## Written request
Starting at the first line of the listing below, retype each line up to and including the one that contains "import plotly.graph_objects as go". Leave pictures out.

************

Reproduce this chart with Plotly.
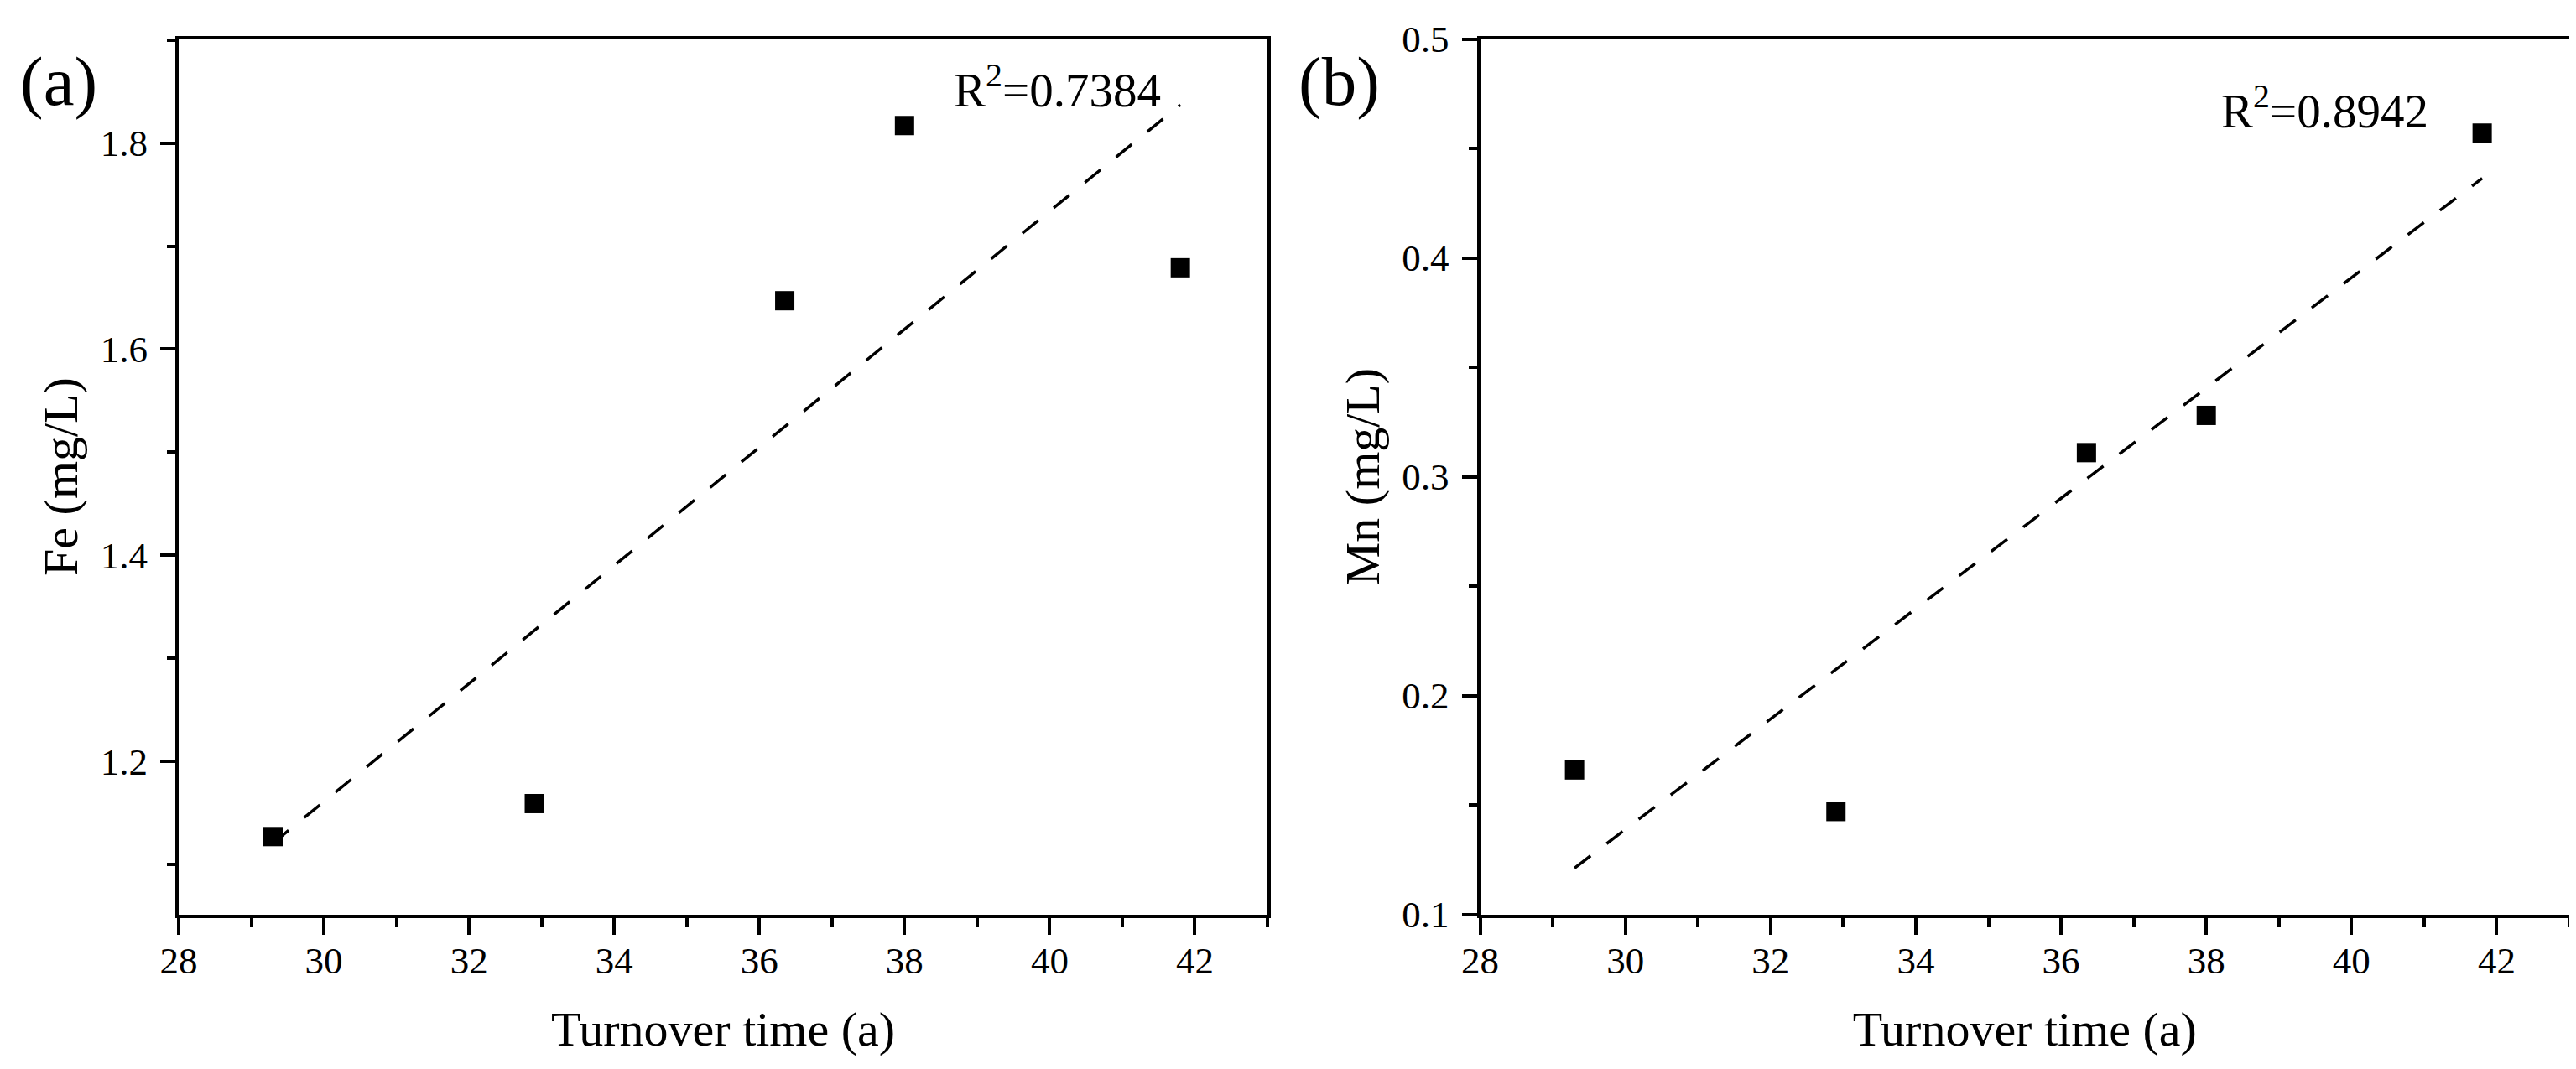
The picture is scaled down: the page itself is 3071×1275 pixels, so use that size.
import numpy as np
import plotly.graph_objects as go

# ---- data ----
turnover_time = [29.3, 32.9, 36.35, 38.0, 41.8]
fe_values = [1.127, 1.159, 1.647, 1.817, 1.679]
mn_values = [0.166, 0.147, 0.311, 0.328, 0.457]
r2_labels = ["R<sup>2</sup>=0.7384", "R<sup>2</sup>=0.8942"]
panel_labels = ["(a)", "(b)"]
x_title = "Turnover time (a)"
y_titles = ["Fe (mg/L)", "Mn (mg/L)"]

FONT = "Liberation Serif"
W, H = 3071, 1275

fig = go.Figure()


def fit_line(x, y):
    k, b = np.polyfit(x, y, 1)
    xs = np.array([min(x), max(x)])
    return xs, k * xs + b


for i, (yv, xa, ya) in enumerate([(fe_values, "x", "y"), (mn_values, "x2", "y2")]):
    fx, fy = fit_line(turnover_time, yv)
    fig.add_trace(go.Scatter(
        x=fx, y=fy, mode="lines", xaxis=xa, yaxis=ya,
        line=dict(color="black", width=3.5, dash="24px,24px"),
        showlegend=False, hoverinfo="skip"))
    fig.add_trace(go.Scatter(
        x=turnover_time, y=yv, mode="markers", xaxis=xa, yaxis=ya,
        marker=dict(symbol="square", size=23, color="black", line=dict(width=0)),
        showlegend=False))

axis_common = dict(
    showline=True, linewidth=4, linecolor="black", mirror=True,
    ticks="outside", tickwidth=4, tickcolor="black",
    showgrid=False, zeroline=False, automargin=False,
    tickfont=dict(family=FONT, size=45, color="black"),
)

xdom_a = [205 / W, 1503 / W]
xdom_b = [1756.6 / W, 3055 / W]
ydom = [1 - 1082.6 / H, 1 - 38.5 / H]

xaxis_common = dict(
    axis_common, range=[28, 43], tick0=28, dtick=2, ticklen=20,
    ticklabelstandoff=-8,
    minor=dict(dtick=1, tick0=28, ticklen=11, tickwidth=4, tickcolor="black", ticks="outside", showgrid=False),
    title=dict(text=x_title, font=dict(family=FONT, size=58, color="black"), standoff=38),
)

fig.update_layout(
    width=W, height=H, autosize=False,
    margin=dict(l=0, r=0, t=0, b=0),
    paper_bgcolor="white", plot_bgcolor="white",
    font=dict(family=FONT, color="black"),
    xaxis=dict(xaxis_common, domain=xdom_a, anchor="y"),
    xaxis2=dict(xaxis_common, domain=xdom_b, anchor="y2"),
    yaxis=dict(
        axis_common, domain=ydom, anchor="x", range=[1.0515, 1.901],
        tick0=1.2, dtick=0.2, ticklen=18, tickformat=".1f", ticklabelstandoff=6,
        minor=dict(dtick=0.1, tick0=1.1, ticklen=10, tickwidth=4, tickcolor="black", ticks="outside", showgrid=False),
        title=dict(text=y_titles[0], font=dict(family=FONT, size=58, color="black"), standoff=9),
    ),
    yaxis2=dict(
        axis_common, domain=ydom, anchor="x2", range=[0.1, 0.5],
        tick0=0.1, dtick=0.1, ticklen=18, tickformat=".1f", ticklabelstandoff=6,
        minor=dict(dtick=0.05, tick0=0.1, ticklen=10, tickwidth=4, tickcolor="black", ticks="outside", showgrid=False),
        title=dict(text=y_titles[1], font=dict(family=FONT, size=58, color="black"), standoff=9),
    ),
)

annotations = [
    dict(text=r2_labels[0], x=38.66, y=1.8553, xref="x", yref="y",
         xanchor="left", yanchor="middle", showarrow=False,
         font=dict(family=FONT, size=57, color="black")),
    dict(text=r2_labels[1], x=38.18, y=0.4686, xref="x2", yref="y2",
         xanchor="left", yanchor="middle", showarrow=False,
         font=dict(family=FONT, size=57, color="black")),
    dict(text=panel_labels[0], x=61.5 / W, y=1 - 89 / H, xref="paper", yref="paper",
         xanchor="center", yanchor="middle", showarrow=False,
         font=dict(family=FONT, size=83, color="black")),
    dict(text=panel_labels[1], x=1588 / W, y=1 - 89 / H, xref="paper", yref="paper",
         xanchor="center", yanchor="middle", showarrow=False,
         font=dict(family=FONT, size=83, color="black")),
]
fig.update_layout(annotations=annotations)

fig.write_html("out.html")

************

## Correct response
Reproduce this chart with Plotly.
The picture is scaled down: the page itself is 3071×1275 pixels, so use that size.
import numpy as np
import plotly.graph_objects as go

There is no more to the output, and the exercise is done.